Zendesk’s mission is to help organizations build successful long-term relationships with their customers. We are a software development company that provides a SaaS customer service platform that enables our customers to provide tailored support through multiple channels, establish effective self-service support resources, proactively serve customers through customer engagement capabilities, integrate with other applications, and consolidate and analyze data from customer interactions.  We also provide SaaS live chat software that can be utilized independently to facilitate proactive communications between organizations and their customers or integrated seamlessly into our platform.

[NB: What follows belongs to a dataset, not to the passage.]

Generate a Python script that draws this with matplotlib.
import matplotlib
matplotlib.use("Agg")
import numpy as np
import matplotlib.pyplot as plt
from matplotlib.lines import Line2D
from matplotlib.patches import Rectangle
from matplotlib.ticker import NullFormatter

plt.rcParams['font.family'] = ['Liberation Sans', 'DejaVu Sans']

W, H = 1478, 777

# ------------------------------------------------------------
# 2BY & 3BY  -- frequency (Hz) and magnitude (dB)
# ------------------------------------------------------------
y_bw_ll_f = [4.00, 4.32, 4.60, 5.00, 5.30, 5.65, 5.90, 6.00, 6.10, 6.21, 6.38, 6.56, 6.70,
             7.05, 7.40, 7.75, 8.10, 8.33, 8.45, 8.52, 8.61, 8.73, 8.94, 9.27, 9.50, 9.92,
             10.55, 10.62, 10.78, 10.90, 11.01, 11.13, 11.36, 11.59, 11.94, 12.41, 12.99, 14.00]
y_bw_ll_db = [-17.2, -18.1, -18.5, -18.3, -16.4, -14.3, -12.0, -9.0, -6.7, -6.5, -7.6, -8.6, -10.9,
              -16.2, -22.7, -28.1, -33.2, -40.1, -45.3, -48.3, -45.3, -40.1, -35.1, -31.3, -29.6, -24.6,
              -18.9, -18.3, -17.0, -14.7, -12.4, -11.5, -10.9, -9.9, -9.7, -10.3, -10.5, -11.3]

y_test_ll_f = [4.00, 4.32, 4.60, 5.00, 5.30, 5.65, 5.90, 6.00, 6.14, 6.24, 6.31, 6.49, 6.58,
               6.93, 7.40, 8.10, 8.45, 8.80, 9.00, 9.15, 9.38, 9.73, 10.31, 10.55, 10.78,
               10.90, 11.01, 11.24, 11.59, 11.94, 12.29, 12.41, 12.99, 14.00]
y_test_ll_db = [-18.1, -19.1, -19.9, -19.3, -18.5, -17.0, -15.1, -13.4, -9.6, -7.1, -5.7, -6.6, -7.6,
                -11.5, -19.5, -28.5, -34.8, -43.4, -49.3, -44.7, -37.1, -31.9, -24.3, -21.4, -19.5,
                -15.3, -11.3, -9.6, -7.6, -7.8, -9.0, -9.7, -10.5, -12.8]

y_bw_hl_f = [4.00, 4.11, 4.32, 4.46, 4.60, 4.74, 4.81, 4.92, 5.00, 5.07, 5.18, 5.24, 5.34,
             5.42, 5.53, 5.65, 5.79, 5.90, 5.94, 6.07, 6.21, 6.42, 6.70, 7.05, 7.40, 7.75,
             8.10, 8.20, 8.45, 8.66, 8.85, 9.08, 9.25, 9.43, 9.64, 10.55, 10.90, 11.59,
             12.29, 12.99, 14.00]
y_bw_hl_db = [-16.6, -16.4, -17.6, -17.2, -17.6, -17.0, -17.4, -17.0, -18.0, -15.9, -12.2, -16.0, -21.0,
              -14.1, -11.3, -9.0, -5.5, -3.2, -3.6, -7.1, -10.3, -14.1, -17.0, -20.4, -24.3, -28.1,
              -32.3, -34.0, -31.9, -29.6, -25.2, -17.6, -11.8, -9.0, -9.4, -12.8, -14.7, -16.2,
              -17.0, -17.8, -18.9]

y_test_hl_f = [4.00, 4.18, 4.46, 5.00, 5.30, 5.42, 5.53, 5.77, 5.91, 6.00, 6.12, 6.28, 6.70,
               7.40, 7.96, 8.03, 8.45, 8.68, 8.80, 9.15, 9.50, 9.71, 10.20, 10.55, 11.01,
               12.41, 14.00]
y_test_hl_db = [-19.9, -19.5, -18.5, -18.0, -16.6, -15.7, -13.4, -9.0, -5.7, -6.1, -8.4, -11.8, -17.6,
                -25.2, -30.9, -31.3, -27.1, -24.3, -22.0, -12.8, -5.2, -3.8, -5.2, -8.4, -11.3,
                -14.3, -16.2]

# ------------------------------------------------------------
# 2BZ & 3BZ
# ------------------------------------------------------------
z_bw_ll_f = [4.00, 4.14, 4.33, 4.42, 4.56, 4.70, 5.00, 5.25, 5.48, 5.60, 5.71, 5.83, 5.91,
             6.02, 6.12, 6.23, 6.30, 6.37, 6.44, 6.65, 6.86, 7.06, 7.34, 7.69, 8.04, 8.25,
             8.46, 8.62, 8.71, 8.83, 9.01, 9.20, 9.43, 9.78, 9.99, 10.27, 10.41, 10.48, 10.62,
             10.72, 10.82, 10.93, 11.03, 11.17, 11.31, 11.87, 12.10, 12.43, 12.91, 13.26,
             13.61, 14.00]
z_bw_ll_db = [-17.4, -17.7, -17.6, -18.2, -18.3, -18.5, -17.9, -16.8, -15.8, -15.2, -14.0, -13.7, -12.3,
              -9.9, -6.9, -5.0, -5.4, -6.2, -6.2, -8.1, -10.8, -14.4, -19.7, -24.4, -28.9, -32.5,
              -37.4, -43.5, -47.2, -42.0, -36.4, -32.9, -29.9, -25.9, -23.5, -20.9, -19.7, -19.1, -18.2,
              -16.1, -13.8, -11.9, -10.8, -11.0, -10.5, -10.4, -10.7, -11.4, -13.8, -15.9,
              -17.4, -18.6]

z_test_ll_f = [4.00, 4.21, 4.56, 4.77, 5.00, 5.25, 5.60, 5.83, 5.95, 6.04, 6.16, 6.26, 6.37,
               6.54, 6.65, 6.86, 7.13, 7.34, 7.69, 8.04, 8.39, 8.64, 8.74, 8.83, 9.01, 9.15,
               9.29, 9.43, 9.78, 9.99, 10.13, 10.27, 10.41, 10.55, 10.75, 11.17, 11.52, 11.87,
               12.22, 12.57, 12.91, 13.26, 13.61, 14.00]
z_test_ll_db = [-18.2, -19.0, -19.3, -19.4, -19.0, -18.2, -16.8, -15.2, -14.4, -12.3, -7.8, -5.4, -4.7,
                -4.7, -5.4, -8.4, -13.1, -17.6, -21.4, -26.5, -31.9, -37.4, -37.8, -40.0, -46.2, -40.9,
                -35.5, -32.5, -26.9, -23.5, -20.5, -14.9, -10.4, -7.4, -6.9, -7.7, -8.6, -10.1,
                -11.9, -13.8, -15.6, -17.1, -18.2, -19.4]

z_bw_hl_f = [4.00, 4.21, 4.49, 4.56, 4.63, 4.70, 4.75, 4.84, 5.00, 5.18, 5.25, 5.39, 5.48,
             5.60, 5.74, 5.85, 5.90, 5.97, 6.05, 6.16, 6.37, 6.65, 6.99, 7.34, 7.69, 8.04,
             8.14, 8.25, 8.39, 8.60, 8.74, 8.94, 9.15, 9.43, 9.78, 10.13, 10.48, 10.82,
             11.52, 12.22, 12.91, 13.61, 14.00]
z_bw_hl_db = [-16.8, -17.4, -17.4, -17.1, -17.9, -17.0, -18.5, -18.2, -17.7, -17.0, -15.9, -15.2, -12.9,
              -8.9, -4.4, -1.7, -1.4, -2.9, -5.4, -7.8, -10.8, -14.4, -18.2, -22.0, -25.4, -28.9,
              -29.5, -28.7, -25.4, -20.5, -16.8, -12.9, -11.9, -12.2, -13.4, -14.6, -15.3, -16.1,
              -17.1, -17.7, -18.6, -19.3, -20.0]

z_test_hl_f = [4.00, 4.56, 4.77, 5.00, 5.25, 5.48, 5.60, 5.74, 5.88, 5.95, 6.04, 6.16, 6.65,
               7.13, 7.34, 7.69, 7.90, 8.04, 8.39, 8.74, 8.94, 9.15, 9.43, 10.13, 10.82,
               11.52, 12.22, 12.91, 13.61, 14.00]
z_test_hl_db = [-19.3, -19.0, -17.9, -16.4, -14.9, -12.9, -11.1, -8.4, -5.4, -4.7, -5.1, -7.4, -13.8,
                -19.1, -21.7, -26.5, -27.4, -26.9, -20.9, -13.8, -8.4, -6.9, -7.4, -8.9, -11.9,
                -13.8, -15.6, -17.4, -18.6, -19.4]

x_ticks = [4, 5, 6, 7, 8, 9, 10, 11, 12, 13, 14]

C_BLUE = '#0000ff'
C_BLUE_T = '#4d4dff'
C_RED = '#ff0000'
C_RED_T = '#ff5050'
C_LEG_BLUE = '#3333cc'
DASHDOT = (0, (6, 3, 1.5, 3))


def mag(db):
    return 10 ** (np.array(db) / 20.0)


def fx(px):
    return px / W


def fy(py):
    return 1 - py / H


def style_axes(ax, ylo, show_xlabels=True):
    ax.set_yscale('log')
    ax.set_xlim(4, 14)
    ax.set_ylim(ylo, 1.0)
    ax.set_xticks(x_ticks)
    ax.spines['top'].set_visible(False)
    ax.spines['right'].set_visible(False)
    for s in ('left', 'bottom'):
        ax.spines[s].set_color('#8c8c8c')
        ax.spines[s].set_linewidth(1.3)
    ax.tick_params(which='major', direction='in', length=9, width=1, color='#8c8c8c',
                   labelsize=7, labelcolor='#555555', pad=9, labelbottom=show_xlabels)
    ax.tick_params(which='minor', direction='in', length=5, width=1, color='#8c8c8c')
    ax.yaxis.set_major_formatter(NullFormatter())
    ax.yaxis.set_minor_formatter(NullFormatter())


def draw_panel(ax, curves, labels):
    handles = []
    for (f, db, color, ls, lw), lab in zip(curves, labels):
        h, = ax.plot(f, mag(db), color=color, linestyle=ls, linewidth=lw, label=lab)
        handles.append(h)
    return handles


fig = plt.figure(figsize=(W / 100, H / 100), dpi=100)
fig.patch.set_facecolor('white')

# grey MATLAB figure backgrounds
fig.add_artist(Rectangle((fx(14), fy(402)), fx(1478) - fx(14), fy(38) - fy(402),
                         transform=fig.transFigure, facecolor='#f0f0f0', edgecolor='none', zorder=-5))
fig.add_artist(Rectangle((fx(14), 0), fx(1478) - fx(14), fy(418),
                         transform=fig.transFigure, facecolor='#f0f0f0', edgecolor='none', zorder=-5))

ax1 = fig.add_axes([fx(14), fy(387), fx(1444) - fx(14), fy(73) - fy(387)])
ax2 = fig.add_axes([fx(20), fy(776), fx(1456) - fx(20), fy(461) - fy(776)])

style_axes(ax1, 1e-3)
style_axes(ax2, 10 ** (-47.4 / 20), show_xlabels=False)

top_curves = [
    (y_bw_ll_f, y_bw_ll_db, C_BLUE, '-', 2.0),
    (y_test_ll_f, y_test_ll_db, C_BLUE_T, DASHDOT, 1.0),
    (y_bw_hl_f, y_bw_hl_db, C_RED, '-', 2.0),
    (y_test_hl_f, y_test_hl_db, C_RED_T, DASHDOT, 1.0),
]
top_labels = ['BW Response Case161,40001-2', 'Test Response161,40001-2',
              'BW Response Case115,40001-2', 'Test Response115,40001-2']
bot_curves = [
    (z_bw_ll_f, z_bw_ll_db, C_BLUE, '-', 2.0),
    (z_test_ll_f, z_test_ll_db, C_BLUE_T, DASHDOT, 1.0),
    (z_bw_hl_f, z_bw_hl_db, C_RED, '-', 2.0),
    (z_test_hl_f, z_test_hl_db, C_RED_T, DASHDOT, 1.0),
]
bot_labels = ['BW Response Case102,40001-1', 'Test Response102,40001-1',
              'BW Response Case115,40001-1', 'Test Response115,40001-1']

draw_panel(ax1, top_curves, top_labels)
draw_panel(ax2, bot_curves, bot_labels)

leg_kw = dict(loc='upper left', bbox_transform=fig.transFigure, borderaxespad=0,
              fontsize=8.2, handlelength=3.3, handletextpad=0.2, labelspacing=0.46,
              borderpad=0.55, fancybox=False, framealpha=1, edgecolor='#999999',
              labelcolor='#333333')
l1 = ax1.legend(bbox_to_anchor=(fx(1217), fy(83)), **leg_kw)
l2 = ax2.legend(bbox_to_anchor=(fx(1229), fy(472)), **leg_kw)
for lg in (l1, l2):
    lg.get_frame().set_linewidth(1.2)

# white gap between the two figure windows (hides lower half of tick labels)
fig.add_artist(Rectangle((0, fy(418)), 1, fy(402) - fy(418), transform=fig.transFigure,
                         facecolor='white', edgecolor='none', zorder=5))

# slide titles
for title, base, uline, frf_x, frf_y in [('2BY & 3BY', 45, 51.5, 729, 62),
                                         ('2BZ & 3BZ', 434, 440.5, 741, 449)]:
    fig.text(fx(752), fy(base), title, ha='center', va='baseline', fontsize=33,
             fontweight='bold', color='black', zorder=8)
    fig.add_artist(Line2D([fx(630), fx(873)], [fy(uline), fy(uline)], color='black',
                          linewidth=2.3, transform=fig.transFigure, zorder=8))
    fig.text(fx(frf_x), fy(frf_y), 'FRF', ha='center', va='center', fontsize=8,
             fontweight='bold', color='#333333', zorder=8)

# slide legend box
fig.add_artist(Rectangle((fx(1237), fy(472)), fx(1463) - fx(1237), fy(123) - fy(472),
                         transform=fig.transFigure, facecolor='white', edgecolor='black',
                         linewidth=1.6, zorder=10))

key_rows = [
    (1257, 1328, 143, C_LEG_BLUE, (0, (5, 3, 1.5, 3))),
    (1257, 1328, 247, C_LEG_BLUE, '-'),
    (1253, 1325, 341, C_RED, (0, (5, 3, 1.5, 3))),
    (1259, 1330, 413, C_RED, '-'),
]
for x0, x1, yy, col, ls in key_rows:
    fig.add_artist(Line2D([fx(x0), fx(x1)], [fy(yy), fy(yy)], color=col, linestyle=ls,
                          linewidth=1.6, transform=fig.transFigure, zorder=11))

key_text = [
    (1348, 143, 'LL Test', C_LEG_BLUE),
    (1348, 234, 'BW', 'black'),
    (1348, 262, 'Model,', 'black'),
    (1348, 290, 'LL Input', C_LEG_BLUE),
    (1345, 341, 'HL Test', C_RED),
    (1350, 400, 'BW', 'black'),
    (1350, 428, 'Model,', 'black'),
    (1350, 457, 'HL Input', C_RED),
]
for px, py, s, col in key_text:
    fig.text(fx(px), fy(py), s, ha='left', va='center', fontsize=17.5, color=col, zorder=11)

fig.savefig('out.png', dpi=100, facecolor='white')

Our business model is designed to drive organic growth, leverage positive word-of-mouth, and remove friction from the evaluation and purchasing process. We offer a range of subscription account plans for our customer service platform and live chat software that vary in pricing per agent based on functionality and the type and amount of product support we offer. The majority of our customers find us online and subscribe to our customer service platform and live chat software directly from our websites. During the three months ended June 30, 2014, 68% of our qualified sales leads, which are largely comprised of prospects that commence a free trial of our customer service platform, came from organic search, customer referrals, and other unpaid sources.  For larger organizations, our sales team focuses on a land and expand strategy, which leverages this grassroots adoption and seeks to expand our footprint within organizations. More recently we have begun to develop a field sales team responsible for lead discovery, qualification, and account management for larger organizations. Many of our existing customers to date have been small to medium sized organizations that make purchasing decisions without interacting with our sales or other personnel; as we continue to focus on and become more dependent on sales to larger organizations, we expect our sales cycles to lengthen and become less predictable.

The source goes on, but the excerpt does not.